La poesia nel dì di domenica: di nuovo insieme a Katherine Mansfield

La poeta neozelandese, che amava rifugiarsi nel verde e nella letteratura, con i suoi scritti contribuì all’emancipazione femminile.

Nella categoria Bustine di zucchero del litblog poetarumsilva si legge: «Se guardassimo all’opera in versi di Katherine Mansfield, saremmo portati a credere che la sua attività poetica fosse parca ed occasionale, questo sia a causa della scarsa diffusione delle sue poesie (che furono pubblicate soltanto su rivista) sia perché la fama della narratrice oscurava la già esile figura della poetessa, fino a lasciarle poco spazio. Certo i suoi versi s’inseriscono in un contesto di scrittura privata, contrapposta alla finalità creativa dei suoi racconti; è poesia frequentata, riflettuta, ma non perseguita come vocazione in egual maniera della narratrice. Eppure l’autrice di The Garden Party ha scritto, nel suo breve arco di vita, oltre duecento poesie (in Italia sono state tradotte più o meno la metà) e alcune sono state scoperte qualche anno fa. Voce originale del Modernismo, la scrittrice neozelandese non si considerava una poetessa («Non ho poesie. Io non sono un poeta» scrisse in una nota lettera a Virginia Woolf); tuttavia il suo rapporto con la poesia fu assiduo.

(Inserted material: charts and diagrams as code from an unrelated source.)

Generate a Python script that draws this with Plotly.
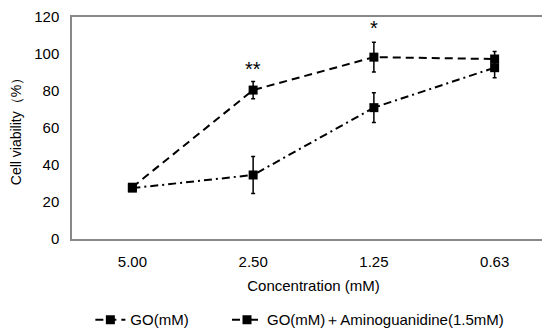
import plotly.graph_objects as go

categories = ["5.00", "2.50", "1.25", "0.63"]
go_values = [28, 80.5, 98.3, 97.3]
go_errors = [1.5, 4.7, 8, 4]
ag_values = [27.5, 34.6, 71, 92.6]
ag_errors = [1.5, 10, 8, 5.5]
sig_labels = ["", "**", "*", ""]
sig_y = [None, 92, 114, None]

font = "Liberation Sans, Arial, sans-serif"

fig = go.Figure()
fig.add_trace(go.Scatter(
    x=categories, y=go_values, name="GO(mM)" + "\u00a0" * 8,
    mode="lines+markers",
    line=dict(color="black", dash="8px,5px", width=2),
    marker=dict(symbol="square", size=9, color="black"),
    error_y=dict(type="data", array=go_errors, color="black", thickness=1.5, width=2),
))
fig.add_trace(go.Scatter(
    x=categories, y=ag_values, name="GO(mM)＋Aminoguanidine(1.5mM)",
    mode="lines+markers",
    line=dict(color="black", dash="8px,4px,2px,4px", width=2),
    marker=dict(symbol="square", size=9, color="black"),
    error_y=dict(type="data", array=ag_errors, color="black", thickness=1.5, width=2),
))
for i, (t, yy) in enumerate(zip(sig_labels, sig_y)):
    if t:
        fig.add_annotation(x=i, y=yy, xref="x", yref="y", text=t, showarrow=False,
                           font=dict(size=20, color="black", family=font))

fig.update_layout(
    width=550, height=331,
    margin=dict(l=64, r=3, t=9, b=91),
    paper_bgcolor="white", plot_bgcolor="white",
    font=dict(family=font, size=15, color="black"),
    showlegend=True,
    legend=dict(orientation="h", x=0.038, xanchor="left", y=-0.29, yanchor="top",
                font=dict(size=15), itemwidth=30),
)
fig.update_xaxes(
    type="category", range=[-0.5, 3.5], automargin=False,
    showline=True, linecolor="#888888", linewidth=1.5, mirror=True,
    showgrid=False, ticks="", ticklabelstandoff=8,
    tickfont=dict(size=15),
    title=dict(text="Concentration (mM)", standoff=12, font=dict(size=15)),
)
fig.update_yaxes(
    range=[0, 120], dtick=20, automargin=False,
    showline=True, linecolor="#888888", linewidth=1.5, mirror=True,
    showgrid=False, ticks="", zeroline=False, ticklabelstandoff=8,
    tickfont=dict(size=15),
    title=dict(text="Cell viability（%）", standoff=10, font=dict(size=14)),
)

fig.write_html("out.html")
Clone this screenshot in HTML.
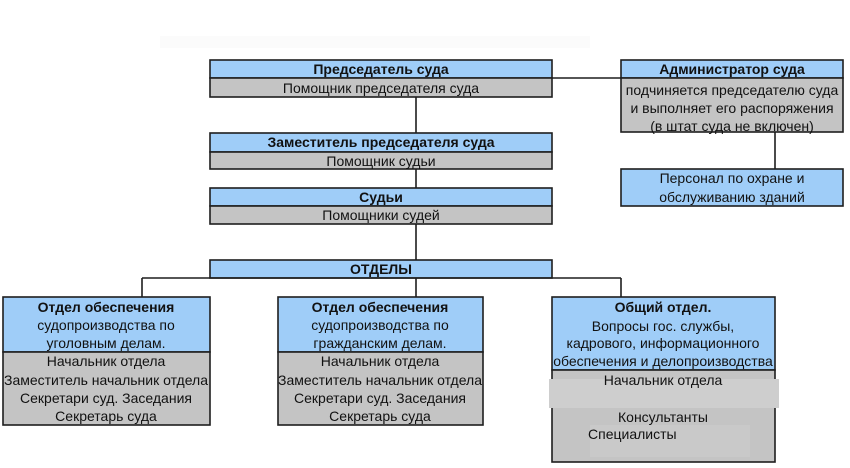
<!DOCTYPE html>
<html><head><meta charset="utf-8">
<style>
html,body{margin:0;padding:0;background:#fff;}
svg{display:block;}
text{font-family:"Liberation Sans","DejaVu Sans",sans-serif;font-size:14px;fill:#111;}
.b{font-weight:bold;font-size:14px;}
</style></head>
<body>
<svg width="850" height="468" viewBox="0 0 850 468" xmlns="http://www.w3.org/2000/svg">
<rect x="0" y="0" width="850" height="468" fill="#fff"/>
<rect x="160" y="36" width="430" height="12" fill="#fbfbfb"/>

<g stroke="#1e1e1e" stroke-width="1.6">
<rect x="210" y="60" width="342" height="18" fill="#9fcdf8"/>
<rect x="210" y="78" width="342" height="19" fill="#c4c4c4"/>
<rect x="210" y="133" width="342" height="19" fill="#9fcdf8"/>
<rect x="210" y="152" width="342" height="17" fill="#c4c4c4"/>
<rect x="210" y="188" width="342" height="18" fill="#9fcdf8"/>
<rect x="210" y="206" width="342" height="18" fill="#c4c4c4"/>
<rect x="210" y="260" width="342" height="18" fill="#9fcdf8"/>
<rect x="621" y="60" width="222" height="18" fill="#9fcdf8"/>
<rect x="621" y="78" width="222" height="54" fill="#c4c4c4"/>
<rect x="621" y="169" width="222" height="37" fill="#9fcdf8"/>
<rect x="3" y="297" width="207" height="55" fill="#9fcdf8"/>
<rect x="3" y="352" width="207" height="73" fill="#c4c4c4"/>
<rect x="278" y="297" width="205" height="55" fill="#9fcdf8"/>
<rect x="278" y="352" width="205" height="73" fill="#c4c4c4"/>
<rect x="552" y="297" width="223" height="73" fill="#9fcdf8"/>
<rect x="552" y="370" width="223" height="92" fill="#c4c4c4"/>

<line x1="416" y1="97" x2="416" y2="133" fill="none"/>
<line x1="416" y1="169" x2="416" y2="188" fill="none"/>
<line x1="416" y1="224" x2="416" y2="260" fill="none"/>
<line x1="552" y1="78" x2="621" y2="78" fill="none"/>
<line x1="775" y1="132" x2="775" y2="169" fill="none"/>
<line x1="142" y1="278" x2="621" y2="278" fill="none"/>
<line x1="142" y1="278" x2="142" y2="297" fill="none"/>
<line x1="416" y1="278" x2="416" y2="297" fill="none"/>
<line x1="621" y1="278" x2="621" y2="297" fill="none"/>
</g>

<rect x="549" y="379" width="230" height="29" fill="#cecece"/>
<rect x="590" y="425" width="160" height="32" fill="#c9c9c9"/>

<text class="b" x="381" y="74" text-anchor="middle">Председатель суда</text>
<text x="381" y="93" text-anchor="middle">Помощник председателя суда</text>
<text class="b" x="381" y="147" text-anchor="middle">Заместитель председателя суда</text>
<text x="381" y="166" text-anchor="middle">Помощник судьи</text>
<text class="b" x="381" y="202" text-anchor="middle">Судьи</text>
<text x="381" y="220" text-anchor="middle">Помощники судей</text>
<text class="b" x="381" y="274" text-anchor="middle">ОТДЕЛЫ</text>

<text class="b" x="732" y="74" text-anchor="middle">Администратор суда</text>
<text x="732" y="95" text-anchor="middle">подчиняется председателю суда</text>
<text x="732" y="113" text-anchor="middle">и выполняет его распоряжения</text>
<text x="732" y="131" text-anchor="middle">(в штат суда не включен)</text>
<text x="732" y="183" text-anchor="middle">Персонал по охране и</text>
<text x="732" y="202" text-anchor="middle">обслуживанию зданий</text>

<text class="b" x="106" y="312" text-anchor="middle">Отдел обеспечения</text>
<text x="106" y="330" text-anchor="middle">судопроизводства по</text>
<text x="106" y="348" text-anchor="middle">уголовным делам.</text>
<text x="106" y="366" text-anchor="middle">Начальник отдела</text>
<text x="106" y="385" text-anchor="middle">Заместитель начальник отдела</text>
<text x="106" y="403" text-anchor="middle">Секретари суд. Заседания</text>
<text x="106" y="421" text-anchor="middle">Секретарь суда</text>

<text class="b" x="380" y="312" text-anchor="middle">Отдел обеспечения</text>
<text x="380" y="330" text-anchor="middle">судопроизводства по</text>
<text x="380" y="348" text-anchor="middle">гражданским делам.</text>
<text x="380" y="366" text-anchor="middle">Начальник отдела</text>
<text x="380" y="385" text-anchor="middle">Заместитель начальник отдела</text>
<text x="380" y="403" text-anchor="middle">Секретари суд. Заседания</text>
<text x="380" y="421" text-anchor="middle">Секретарь суда</text>

<text class="b" x="663" y="312" text-anchor="middle">Общий отдел.</text>
<text x="663" y="331" text-anchor="middle">Вопросы гос. службы,</text>
<text x="663" y="348" text-anchor="middle">кадрового, информационного</text>
<text x="663" y="366" text-anchor="middle">обеспечения и делопроизводства</text>
<text x="663" y="385" text-anchor="middle">Начальник отдела</text>
<text x="663" y="422" text-anchor="middle">Консультанты</text>
<text x="588" y="439">Специалисты</text>
</svg>
</body></html>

Lettrice appassionata, e in particolare di Shelley e Keats, dal punto di vista della scrittura una severa autocritica, tradotta in reticenza, la lasciò a una soglia fra desiderio e rinuncia. Tuttavia pensare alle sue poesie come a una serie di testi riuniti, nel nome dell’occasionalità, in un libro (libro da lei non progettato, bensì riunito e pubblicato postumo dal marito e critico John Middleton Murry) e senza l’adesione a un ideale poetico comporterebbe una visione distorta o limitativa. A tratti la lettura pare restituire un rituale privato. Nondimeno le spie di una visione del mondo, le zone cave del pensiero, si colgono pure negli anfratti, nei confini dell’introspezione psicologica, nella concessione dell’intimità. La poetica della scrittrice si apre all’esterno, si direbbe nel modo più indifeso, senz’armi, con un tono limpido e narrativo, con una naturalezza scaturita da un’interiorità combattuta. Detto altrimenti, la Mansfield si fa leggere, non per la semplicità dello stile o per il vocabolario impiegato, ma perché le parole producono un flusso che giunge d’improvviso a un flash vocativo e rivelatore.»

Dopo Solitudine e Sanatorio, accompagnata dall’elaborazione video di Debora Menichetti, oggi proponiamo l’ascolto della poesia La caverna dai sogni di opale.

Serena Betti

Foto in alto: Katherine Mansfield

© RIPRODUZIONE RISERVATA

La caverna dai sogni di opale

Nella caverna dai sogni di opale ho trovato una fata:
le ali più fragili dei petali di un fiore
più fragili dei fiocchi di neve.
Non era spaventata, stava sull’abisso delle dita,
con delicatezza cominciò a camminare sulla mia mano.
Ho serrato i palmi
per fare di lei la mia prigioniera.
L’ho portata fuori dalla caverna di opale
e ho aperto le mani.
Prima è diventata un soffione
poi un laccio tra i raggi del sole,
poi – più niente.
Vuota è ora la mia caverna dai sogni di opale.